> DATA SECTION:
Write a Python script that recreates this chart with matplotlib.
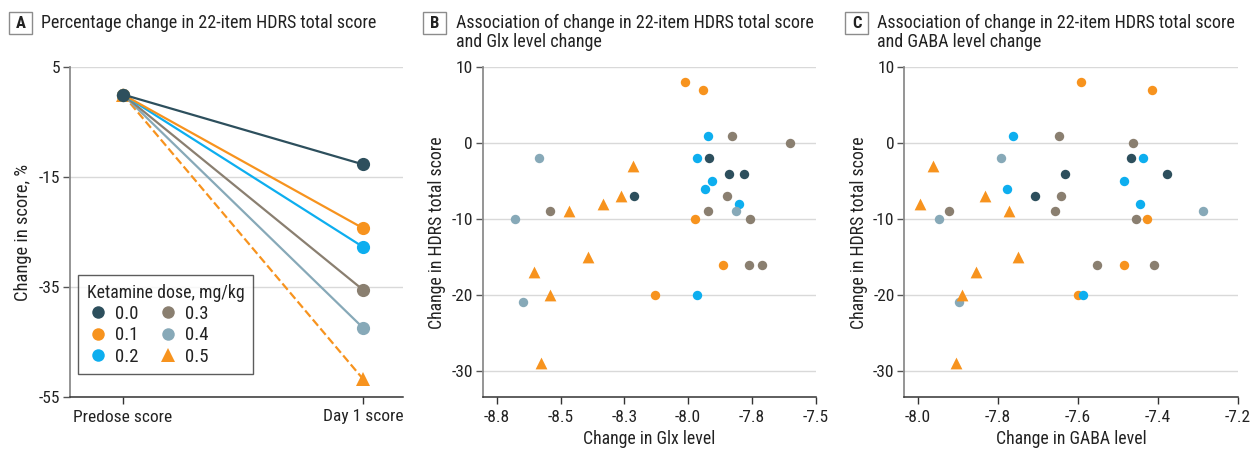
import matplotlib
matplotlib.use("Agg")
import matplotlib.pyplot as plt
from matplotlib import font_manager
from matplotlib.lines import Line2D
from matplotlib.patches import Rectangle

avail = {f.name for f in font_manager.fontManager.ttflist}
fam = None
for cand in ["Liberation Sans Narrow", "DejaVu Sans Condensed", "Roboto Condensed", "Open Sans Condensed", "Roboto"]:
    if cand in avail:
        fam = cand
        break
plt.rcParams['font.family'] = [fam, 'DejaVu Sans']
plt.rcParams['axes.unicode_minus'] = False

# ---------------- data ----------------
doses = ["0.0", "0.1", "0.2", "0.3", "0.4", "0.5"]
colors = ["#2d4f5d", "#f7931e", "#0daeef", "#8a7f70", "#87a9b8", "#f7931e"]
markers = ["o", "o", "o", "o", "o", "^"]

# Panel A: percentage change at day 1 (predose = 0)
timepoints = ["Predose score", "Day 1 score"]
predose = [0, 0, 0, 0, 0, 0]
day1 = [-12.7, -24.3, -27.7, -35.5, -42.4, -51.7]

# Panel B: Glx change vs HDRS change
glx_00 = [-7.917, -7.841, -7.780, -8.211]
hdrs_glx_00 = [-2, -4, -4, -7]
glx_01 = [-8.013, -7.943, -7.974, -7.862, -8.128]
hdrs_glx_01 = [8, 7, -10, -16, -20]
glx_02 = [-7.922, -7.966, -7.905, -7.934, -7.799, -7.966]
hdrs_glx_02 = [1, -2, -5, -6, -8, -20]
glx_03 = [-7.827, -7.601, -7.846, -7.921, -8.541, -7.757, -7.760, -7.709]
hdrs_glx_03 = [1, 0, -7, -9, -9, -10, -16, -16]
glx_04 = [-8.586, -8.677, -8.647, -7.811]
hdrs_glx_04 = [-2, -10, -21, -9]
glx_05 = [-8.217, -8.264, -8.333, -8.465, -8.394, -8.604, -8.540, -8.578]
hdrs_glx_05 = [-3, -7, -8, -9, -15, -17, -20, -29]

# Panel C: GABA change vs HDRS change
gaba_00 = [-7.468, -7.633, -7.378, -7.707]
hdrs_gaba_00 = [-2, -4, -4, -7]
gaba_01 = [-7.592, -7.415, -7.428, -7.484, -7.599]
hdrs_gaba_01 = [8, 7, -10, -16, -20]
gaba_02 = [-7.761, -7.438, -7.484, -7.778, -7.444, -7.586]
hdrs_gaba_02 = [1, -2, -5, -6, -8, -20]
gaba_03 = [-7.647, -7.463, -7.643, -7.657, -7.922, -7.454, -7.552, -7.410]
hdrs_gaba_03 = [1, 0, -7, -9, -9, -10, -16, -16]
gaba_04 = [-7.793, -7.948, -7.897, -7.288]
hdrs_gaba_04 = [-2, -10, -21, -9]
gaba_05 = [-7.962, -7.833, -7.995, -7.771, -7.749, -7.854, -7.889, -7.905]
hdrs_gaba_05 = [-3, -7, -8, -9, -15, -17, -20, -29]

a_yticks = [5, -15, -35, -55]
b_xticks = [-8.75, -8.5, -8.25, -8.0, -7.75, -7.5]
b_xticklabels = ["-8.8", "-8.5", "-8.3", "-8.0", "-7.8", "-7.5"]
c_xticks = [-8.0, -7.8, -7.6, -7.4, -7.2]
c_xticklabels = ["-8.0", "-7.8", "-7.6", "-7.4", "-7.2"]
bc_yticks = [10, 0, -10, -20, -30]

glx = [glx_00, glx_01, glx_02, glx_03, glx_04, glx_05]
hglx = [hdrs_glx_00, hdrs_glx_01, hdrs_glx_02, hdrs_glx_03, hdrs_glx_04, hdrs_glx_05]
gaba = [gaba_00, gaba_01, gaba_02, gaba_03, gaba_04, gaba_05]
hgaba = [hdrs_gaba_00, hdrs_gaba_01, hdrs_gaba_02, hdrs_gaba_03, hdrs_gaba_04, hdrs_gaba_05]

# ---------------- figure ----------------
W, H = 1258, 449
fig = plt.figure(figsize=(W / 100, H / 100), dpi=100)

def px_axes(l, r, t, b):
    return fig.add_axes([l / W, (H - b) / H, (r - l) / W, (b - t) / H])

axA = px_axes(70, 403, 67, 397)
axB = px_axes(482.7, 815.7, 67.3, 397.3)
axC = px_axes(904.3, 1237.7, 67.3, 397.3)

TXT = "#222222"
FS = 12.5
LFS = 12.8

def style(ax):
    for s in ["top", "right"]:
        ax.spines[s].set_visible(False)
    ax.spines["left"].set_color("#8c8c8c")
    ax.spines["left"].set_linewidth(1.3)
    ax.spines["bottom"].set_color("#333333")
    ax.spines["bottom"].set_linewidth(1.1)
    ax.tick_params(axis="y", length=5, width=1.0, color="#555555", labelsize=FS, labelcolor=TXT, pad=2)
    ax.tick_params(axis="x", length=5, width=1.0, color="#333333", labelsize=FS, labelcolor=TXT, pad=4)
    ax.grid(axis="y", color="#d9d9d9", linewidth=1.0)
    ax.set_axisbelow(True)

# Panel A
style(axA)
xpos = [0, 1]
for i in reversed(range(6)):
    ls = "--" if i == 5 else "-"
    axA.plot(xpos, [predose[i], day1[i]], color=colors[i], linestyle=ls, linewidth=1.6,
             marker=markers[i], markersize=9.5 if markers[i] == "o" else 10, zorder=3 + (6 - i),
             markeredgewidth=0, clip_on=False)
axA.set_xlim(-0.22, 1.167)
axA.set_ylim(-55, 5)
axA.set_yticks(a_yticks)
axA.set_yticklabels([str(v) for v in a_yticks])
axA.set_xticks(xpos)
axA.set_xticklabels(timepoints)
axA.set_ylabel("Change in score, %", fontsize=LFS + 0.5, color=TXT, labelpad=5)

handles = [Line2D([], [], linestyle="none", marker=markers[i], color=colors[i],
                  markersize=9 if markers[i] == "o" else 10, markeredgewidth=0) for i in range(6)]
leg = axA.legend(handles, doses, title="Ketamine dose, mg/kg", ncol=2, loc="upper left",
                 bbox_to_anchor=(0.025, 0.369), borderaxespad=0, fontsize=13.5,
                 title_fontsize=12.8, frameon=True, fancybox=False, handletextpad=0.3,
                 columnspacing=1.0, labelspacing=0.18, handlelength=1.2, borderpad=0.45)
leg._legend_box.align = "left"
leg.get_frame().set_edgecolor("#333333")
leg.get_frame().set_linewidth(1.0)
for t in leg.get_texts():
    t.set_color(TXT)
leg.get_title().set_color(TXT)
leg.set_zorder(20)

# Panels B and C
for ax, xs, ys, xt, xtl, xlim, xlabel in [
    (axB, glx, hglx, b_xticks, b_xticklabels, (-8.805, -7.5), "Change in Glx level"),
    (axC, gaba, hgaba, c_xticks, c_xticklabels, (-8.0335, -7.2), "Change in GABA level"),
]:
    style(ax)
    for i in range(6):
        ax.scatter(xs[i], ys[i], color=colors[i], marker=markers[i],
                   s=46 if markers[i] == "o" else 72, linewidths=0, zorder=3, clip_on=False)
    ax.set_xlim(*xlim)
    ax.set_ylim(-33.5, 10)
    ax.set_yticks(bc_yticks)
    ax.set_yticklabels([str(v) for v in bc_yticks])
    ax.set_xticks(xt)
    ax.set_xticklabels(xtl)
    ax.set_xlabel(xlabel, fontsize=LFS, color=TXT, labelpad=4)
    ax.set_ylabel("Change in HDRS total score", fontsize=LFS, color=TXT, labelpad=4)

# Titles
def panel_title(letter, bl, lines, tx):
    bt, bb, bw = 11.7, 34.3, 23
    fig.patches.append(Rectangle((bl / W, 1 - bb / H), bw / W, (bb - bt) / H,
                                 transform=fig.transFigure, facecolor="white",
                                 edgecolor="#8c8c8c", linewidth=1.0))
    fig.text((bl + bw / 2) / W, 1 - (bt + bb) / 2 / H, letter, fontsize=12, fontweight="bold",
             color=TXT, ha="center", va="center")
    fig.text(tx / W, 1 - 14 / H, "\n".join(lines), fontsize=13, color=TXT,
             ha="left", va="top", linespacing=1.05)

panel_title("A", 9.3, ["Percentage change in 22-item HDRS total score"], 41)
panel_title("B", 423.3, ["Association of change in 22-item HDRS total score", "and Glx level change"], 456.5)
panel_title("C", 845, ["Association of change in 22-item HDRS total score", "and GABA level change"], 877)

fig.savefig("out.png", dpi=100)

> EXERCISE DIRECTIONS: Extract, from the material above, each line holding the word "matplotlib".

> FINAL RESULT:
Write a Python script that recreates this chart with matplotlib.
import matplotlib
matplotlib.use("Agg")
import matplotlib.pyplot as plt
from matplotlib import font_manager
from matplotlib.lines import Line2D
from matplotlib.patches import Rectangle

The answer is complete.